PHOTOGRAPHER’S JOURNAL:  I’m drawn to the mottled, crisp surfaces, the planes of light and leading geometries and shadowed recesses in these piles of dies now lying about the extrusion mill. I’m not sure I can say much more about why, but I react to them as I do to the mannequins at the opera house, as pure form. These are too heavy to move much and too dirty, so I move about trying to fit my rectangle around them. It’s no different than shooting a landscape. Occasionally I’ll mutter, “That’s it!” And most often I won’t know why, but sometimes my eye will. 

Of course there are many excellent photographers with good reasons who will tall me, “No, not there. Here!” …and they will be right.  And my irksome brain will be worrying me, “Isn’t it too fussy in that notch on the top edge, and the top left corner feels weak. Worst of all, the exercise is of no consequence and of little if any importance to anyone but me. However, that quite misses the point.  Looking again later I think I know a bit about why this feels right while many other similar shots don’t work at all.

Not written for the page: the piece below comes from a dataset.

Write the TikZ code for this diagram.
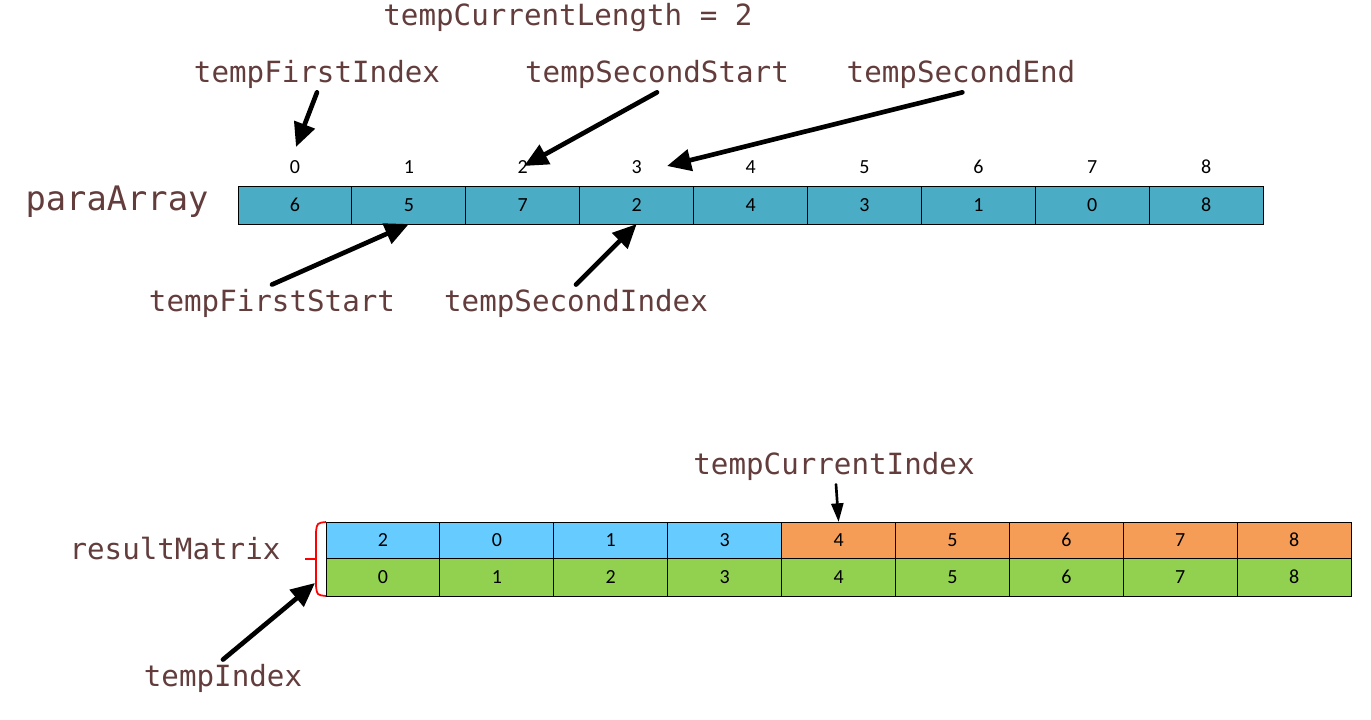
\documentclass[tikz,border=0pt]{standalone}
\usepackage{fontspec}
\setmainfont{Carlito}
\newfontfamily\labelfont{DejaVu Sans Mono}
\usetikzlibrary{arrows.meta}
\definecolor{labelred}{HTML}{633C3C}
\definecolor{arrteal}{HTML}{4BACC6}
\definecolor{rowblue}{HTML}{66CCFF}
\definecolor{roworange}{HTML}{F59D56}
\definecolor{rowgreen}{HTML}{92D050}

\begin{document}
\begin{tikzpicture}[x=0.75pt,y=-0.75pt,
    lbl/.style={font=\labelfont\fontsize{21.9}{24}\selectfont, text=labelred, inner sep=3pt, anchor=base},
    cell/.style={draw, line width=0.75pt, minimum width=85.5pt, minimum height=28.5pt, inner sep=0pt, outer sep=0pt, font=\fontsize{15}{17}\selectfont},
    idx/.style={font=\fontsize{15}{17}\selectfont, anchor=base},
    ptr/.style={line width=3.5pt, line cap=round, -{Triangle[length=18pt,width=16pt]}},
    thinptr/.style={line width=2pt, line cap=round, -{Triangle[length=14pt,width=9pt]}}]
    \useasboundingbox (0,0) rectangle (1371,719);

    % labels
    \node[lbl] (len) at (568,25) {tempCurrentLength = 2} ;
    \node[lbl] (tfi) at (317,82) {tempFirstIndex} ;
    \node[lbl] (tss) at (657,82) {tempSecondStart} ;
    \node[lbl] (tse) at (961,82) {tempSecondEnd} ;
    \node[lbl, font=\labelfont\fontsize{25.3}{28}\selectfont] (para) at (117,210) {paraArray} ;
    \node[lbl] (tfs) at (272,311) {tempFirstStart} ;
    \node[lbl] (tsi) at (576,311) {tempSecondIndex} ;
    \node[lbl] (res) at (175,559) {resultMatrix} ;
    \node[lbl] (tci) at (834,474) {tempCurrentIndex} ;
    \node[lbl] (ti) at (223,686) {tempIndex} ;

    % paraArray
    \foreach \v [count=\k from 0] in {6,5,7,2,4,3,1,0,8} {
        \node[cell, fill=arrteal] (p\k) at ({295+113.9*\k},205) {\v} ;
        \node[idx] (i\k) at ({295+113.9*\k},173) {\k} ;
    }

    % resultMatrix
    \foreach \v [count=\k from 0] in {2,0,1,3} {
        \node[cell, fill=rowblue, minimum height=27pt] (r\k) at ({383+113.9*\k},540) {\v} ;
    }
    \foreach \k in {4,...,8} {
        \node[cell, fill=roworange, minimum height=27pt] (r\k) at ({383+113.9*\k},540) {\k} ;
    }
    \foreach \k in {0,...,8} {
        \node[cell, fill=rowgreen] (s\k) at ({383+113.9*\k},577) {\k} ;
    }

    % brace
    \draw[red, line width=1.3pt] (326,522) .. controls (317,523) .. (316,532) -- (316,586) .. controls (317,595) .. (326,596) ;
    \draw[red, line width=1.3pt] (305,559) -- (316,559) ;

    \coordinate (fiTip) at (296,147) ;
    \coordinate (ssTip) at (524,166) ;
    \coordinate (seTip) at (667,166) ;
    \coordinate (braceLow) at (315,583) ;

    \draw[ptr] (tfi.south) -- (fiTip) ;
    \draw[ptr] (tss.south) -- (ssTip) ;
    \draw[ptr] ([xshift=1pt]tse.south) -- (seTip) ;
    \draw[ptr] (tfs.north) -- (p1.south) ;
    \draw[ptr] (tsi.north) -- (p3.south) ;
    \draw[thinptr] ([xshift=1.5pt]tci.south) -- (r4.north) ;
    \draw[ptr] (ti.north) -- (braceLow) ;
\end{tikzpicture}
\end{document}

There are thousands of these dies, and they have been piling up at the old extrusion mill for more than a century. They were everywhere in metal shelves between the benches and in clusters and clearings wherever there was room. Most range in size from a stack of salad plates to a stack of generous platters, though some are as large a car tire, and all are solid steel and heavy. They fit the four draw benches and the expansion bench that formed the basis of the original tube mill that was probably here in the 1890s. Now they have been carefully piled into wire cages to accompany the benches to Mexico, and it’s feeling spacious between the benches.

The dies fit various machines similar to the one shown operating in a recently posted photo: http://rothphotos.blogspot.com/2014/07/bench-23.html

Wednesday, August 13, 2014

Watercolors No.6



PHOTOGRAPHER’S JOURNAL:  It is often color that has surprised me in the working factory. Unlike the silk mill where I’m drawn to try images in monochrome, in the active brass mill spots and splashes of color seem to make the best images. Even as it is being taken apart they draw my camera.

My vigil continues, and today it rained most of the time while I was there while men were removing hydraulic pumps from the top of the extruder. The end is getting nearer. 

Now that I’m at home, and the sun is coming out, and I’m “developing” a few of the images I took, I’m regretting not getting a longer lens or my boots from the back of my car to explore close-up possibilities here, but the rain never stopped until after I left, and the car felt a long way off. What will tomorrow bring?

Viewed small this image has the effect of seeming clotted or blurred, but at proper scale details are all clear and it's easy to read the caution sign on the red post, and all of the writing stenciled on the side of the yellow crane at the back of the image.





Sunday, August 10, 2014

The Dressmaker's Daughters 9



PHOTOGRAPHER’S JOURNAL:

Primers

What is scent before a nose smells vanilla?
What is flavor before a tongue tastes ham?
What are light and dark before retinae paint a multicolored picture to sit down in?
What are sound and echo before cochleae hear whistles and waves; songs and words?
And what is touch before skin feels itch, ache, sting and caress?
The world makes our senses and our senses spin a world of sensations in our brains.
From whence comes self that makes brain into mind?
And has taught us there are worlds for which we have no senses.
And what am I without a cosmos of others?
Therefore, We Exist!
Children of Electricity,
Life’s purpose? To thrive.





Friday, August 1, 2014

Wanted (The Dressmaker's Daughters 8)



PHOTOGRAPHER’S JOURNAL: Special thanks to all who sent thoughts for titling yesterday’s daughter. So many things I learned from the titles sent me! I puzzled a long time over, “Segregation,” But I had learned something about my image after I’d thought about ti awhile. Other titles sent were:

"On the Hot Seat"
"Hot Stuff"
"Hotsy Totsy"
"Hot Child in the City"
"Old Fashioned Steam”
"Lady Lashes"
“Ensconced” and
“Wallflower"

I’ve tentatively titled the new Daughter 8 (above) “Wanted,” because that’s what the sign says, but I’m ready to discover new dimensions of my picture by seeing it through your eyes. Please feel free to send titles. However, unless you can zoom in close, you’re missing much of the fun. I did a horizontal version, but I miss the layers of window glass and the knotting of the shade pull or whatever the cord is for. This is where a tablet that flips sideways has an advantage.